THE TASK >>
Report every line below that holds the word "React".

AVAILABLE DATA >>
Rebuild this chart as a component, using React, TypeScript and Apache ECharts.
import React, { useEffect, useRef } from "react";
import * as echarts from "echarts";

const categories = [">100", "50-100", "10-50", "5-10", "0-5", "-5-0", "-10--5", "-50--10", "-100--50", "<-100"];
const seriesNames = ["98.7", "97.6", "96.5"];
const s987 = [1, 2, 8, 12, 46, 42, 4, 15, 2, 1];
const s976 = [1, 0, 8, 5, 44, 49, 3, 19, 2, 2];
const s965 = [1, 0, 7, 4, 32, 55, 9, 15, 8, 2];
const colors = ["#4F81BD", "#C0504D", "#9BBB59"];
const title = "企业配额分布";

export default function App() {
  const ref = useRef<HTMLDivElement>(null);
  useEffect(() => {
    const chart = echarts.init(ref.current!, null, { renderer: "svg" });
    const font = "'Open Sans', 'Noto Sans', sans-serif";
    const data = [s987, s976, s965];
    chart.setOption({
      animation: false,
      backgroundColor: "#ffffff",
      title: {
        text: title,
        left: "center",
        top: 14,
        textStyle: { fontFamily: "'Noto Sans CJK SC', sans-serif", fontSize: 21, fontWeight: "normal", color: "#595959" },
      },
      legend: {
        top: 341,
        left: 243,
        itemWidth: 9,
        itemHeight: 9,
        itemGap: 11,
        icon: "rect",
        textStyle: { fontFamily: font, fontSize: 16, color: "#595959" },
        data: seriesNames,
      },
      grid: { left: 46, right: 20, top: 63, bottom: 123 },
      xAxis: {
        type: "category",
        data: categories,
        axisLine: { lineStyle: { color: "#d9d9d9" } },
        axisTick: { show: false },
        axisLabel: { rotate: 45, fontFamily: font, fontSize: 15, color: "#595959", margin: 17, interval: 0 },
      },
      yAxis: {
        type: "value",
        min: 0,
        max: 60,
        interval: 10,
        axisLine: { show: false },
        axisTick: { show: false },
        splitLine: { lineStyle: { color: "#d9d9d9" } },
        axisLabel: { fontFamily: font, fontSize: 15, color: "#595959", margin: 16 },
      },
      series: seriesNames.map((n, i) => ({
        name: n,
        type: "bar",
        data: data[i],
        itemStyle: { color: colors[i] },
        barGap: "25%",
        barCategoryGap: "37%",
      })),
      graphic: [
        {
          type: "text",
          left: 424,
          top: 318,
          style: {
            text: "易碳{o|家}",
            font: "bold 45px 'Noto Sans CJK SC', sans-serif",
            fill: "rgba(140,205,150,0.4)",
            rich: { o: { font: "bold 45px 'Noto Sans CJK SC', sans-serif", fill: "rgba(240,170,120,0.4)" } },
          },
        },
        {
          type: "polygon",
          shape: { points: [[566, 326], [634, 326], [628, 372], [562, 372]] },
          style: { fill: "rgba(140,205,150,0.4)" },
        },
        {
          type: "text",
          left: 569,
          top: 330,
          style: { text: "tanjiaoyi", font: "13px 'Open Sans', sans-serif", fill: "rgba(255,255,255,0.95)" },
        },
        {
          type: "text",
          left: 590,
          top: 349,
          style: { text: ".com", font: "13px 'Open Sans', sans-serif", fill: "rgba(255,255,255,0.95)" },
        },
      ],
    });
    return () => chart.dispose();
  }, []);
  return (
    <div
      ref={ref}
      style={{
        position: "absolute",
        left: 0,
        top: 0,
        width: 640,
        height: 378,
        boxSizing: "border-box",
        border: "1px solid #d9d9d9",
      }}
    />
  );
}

PROBLEM SOLUTION >>
Rebuild this chart as a component, using React, TypeScript and Apache ECharts.
import React, { useEffect, useRef } from "react";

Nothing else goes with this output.